Siempre era la misma frase. Una y cada una de todas las veces.

Yo no conocía a aquella señora de nombre sugerente. Todavía no lo hago. Pero lo peor, es que no podía alcanzar a entender cómo parecerse a alguien que se llamara «fantástica» era tan poco afortunado.

-El mundo no es así.- sentenciaba.

Pero el mío sí, pensaba yo. Todo lo que había en él, en aquel momento, me gustara más o menos me resultaba tan estimulante. Estaba creciendo, todo era asombro y descubrimiento sin interrupción.

Poco a poco los años pasaron y a fuerza de tanto oírlo repetir, adquirí el convencimiento de que era una soñadora. Una Antoñita la Fantástica. Y eso, al parecer era malo. No me iba a ayudar nada en este mundo en el que pretendía estar. Y si al principio, no lo entendía muy bien, ahora ya me había hecho una idea de lo que eso significaba en realidad: no ser como ellos.

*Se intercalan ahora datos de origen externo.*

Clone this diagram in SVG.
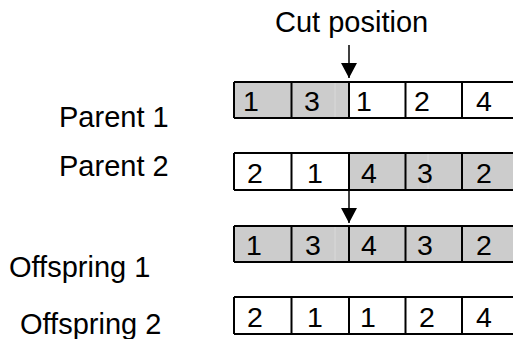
<svg xmlns="http://www.w3.org/2000/svg" width="513" height="339" viewBox="0 0 513 339">
<style>
text{font-family:"Liberation Sans",Arial,Helvetica,sans-serif;fill:#000}
.lbl{font-size:29px}
.d{font-size:28.5px}
.g{fill:#cccccc}
.w{fill:#ffffff}
.cell{stroke:#000;stroke-width:2}
.fl{stroke:#d9d9d9;stroke-width:1}
.con{stroke:#000;stroke-width:1.5;fill:none}
</style>
<defs>
<marker id="ah" markerUnits="userSpaceOnUse" markerWidth="16" markerHeight="16" refX="14" refY="7.5" orient="auto" viewBox="0 0 15 15">
<path d="M0,0 L14,7.5 L0,15 Z" fill="#000"/>
</marker>
</defs>
<rect width="513" height="339" fill="#fff"/>
<g id="label-cut"><text class="lbl" x="275" y="32">Cut position</text></g>
<g id="label-p1"><text class="lbl" x="59" y="127">Parent 1</text></g>
<g id="label-p2"><text class="lbl" x="59" y="176">Parent 2</text></g>
<g id="label-o1"><text class="lbl" x="9" y="277">Offspring 1</text></g>
<g id="label-o2"><text class="lbl" x="20" y="334">Offspring 2</text></g>

<g id="parent1">
<rect class="g" x="234" y="82" width="115" height="36"/>
<line class="fl" x1="335" y1="83" x2="335" y2="117"/>
<rect class="w" x="349" y="82" width="170" height="36"/>
<path class="cell" fill="none" d="M234,82 H519 M234,118 H519 M234,82 V118 M291.5,82 V118 M349,82 V118 M405.5,82 V118 M462,82 V118 M519,82 V118"/>
<text class="d" x="243" y="111">1</text>
<text class="d" x="304" y="111">3</text>
<text class="d" x="356" y="111">1</text>
<text class="d" x="414" y="111">2</text>
<text class="d" x="476" y="111">4</text>
</g>

<g id="parent2">
<rect class="w" x="234" y="153" width="115" height="37"/>
<rect class="g" x="349" y="153" width="170" height="37"/>
<line class="fl" x1="428" y1="154" x2="428" y2="189"/>
<path class="cell" fill="none" d="M234,153 H519 M234,190 H519 M234,153 V190 M291.5,153 V190 M349,153 V190 M405.5,153 V190 M462,153 V190 M519,153 V190"/>
<text class="d" x="247" y="183">2</text>
<text class="d" x="307" y="183">1</text>
<text class="d" x="361" y="183">4</text>
<text class="d" x="417" y="183">3</text>
<text class="d" x="476" y="183">2</text>
</g>

<g id="offspring1">
<rect class="g" x="234" y="226" width="285" height="36"/>
<line class="fl" x1="335" y1="227" x2="335" y2="261"/>
<path class="cell" fill="none" d="M234,226 H519 M234,262 H519 M234,226 V262 M291.5,226 V262 M349,226 V262 M405.5,226 V262 M462,226 V262 M519,226 V262"/>
<text class="d" x="246" y="255">1</text>
<text class="d" x="305" y="255">3</text>
<text class="d" x="361" y="255">4</text>
<text class="d" x="417" y="255">3</text>
<text class="d" x="476" y="255">2</text>
</g>

<g id="offspring2">
<rect class="w" x="234" y="297" width="285" height="37"/>
<path class="cell" fill="none" d="M234,297 H519 M234,334 H519 M234,297 V334 M291.5,297 V334 M349,297 V334 M405.5,297 V334 M462,297 V334 M519,297 V334"/>
<text class="d" x="247" y="327">2</text>
<text class="d" x="307" y="327">1</text>
<text class="d" x="360" y="327">1</text>
<text class="d" x="419" y="327">2</text>
<text class="d" x="476" y="327">4</text>
</g>

<g id="connectors">
<line class="con" x1="349" y1="45" x2="349" y2="78" marker-end="url(#ah)"/>
<line class="con" x1="349" y1="190" x2="349" y2="223" marker-end="url(#ah)"/>
</g>
</svg>
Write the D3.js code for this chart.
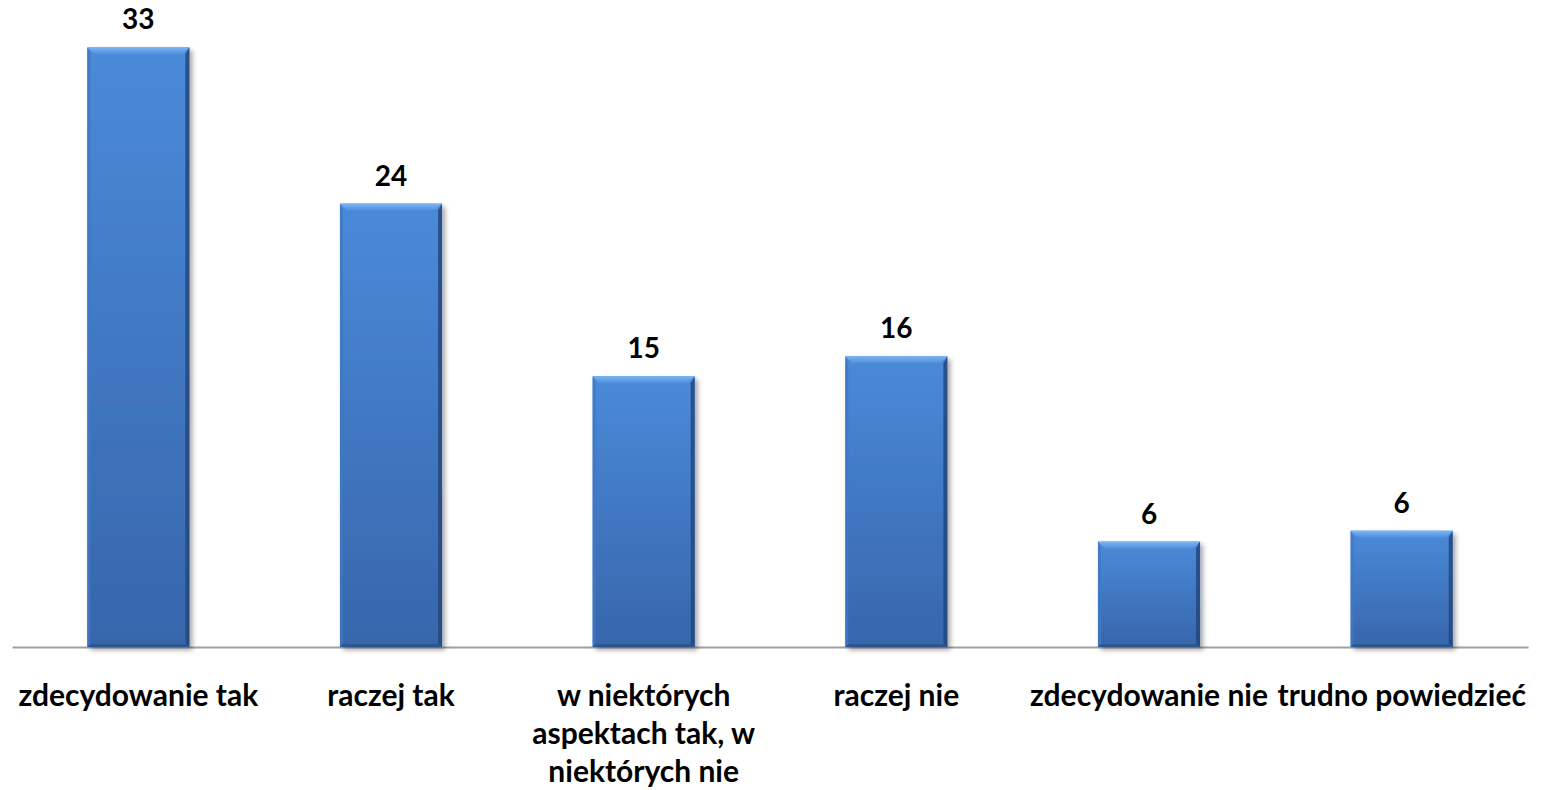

Bendito el momento en el que descubrí que aquello tan malo, en realidad, no era más que un regalo. Vivir desde el calor, la curiosidad y las ganas de conocer era todo un privilegio. Ser tú sin tener que esforzarte en resaltar era liberador. No había que hacer nada. No había que esforzarse. Yo ya estaba fuera. Fuera de la masa.

Lo habían conseguido, ahora esa sensación de «yo» y «ellos» no me abandonaría jamás.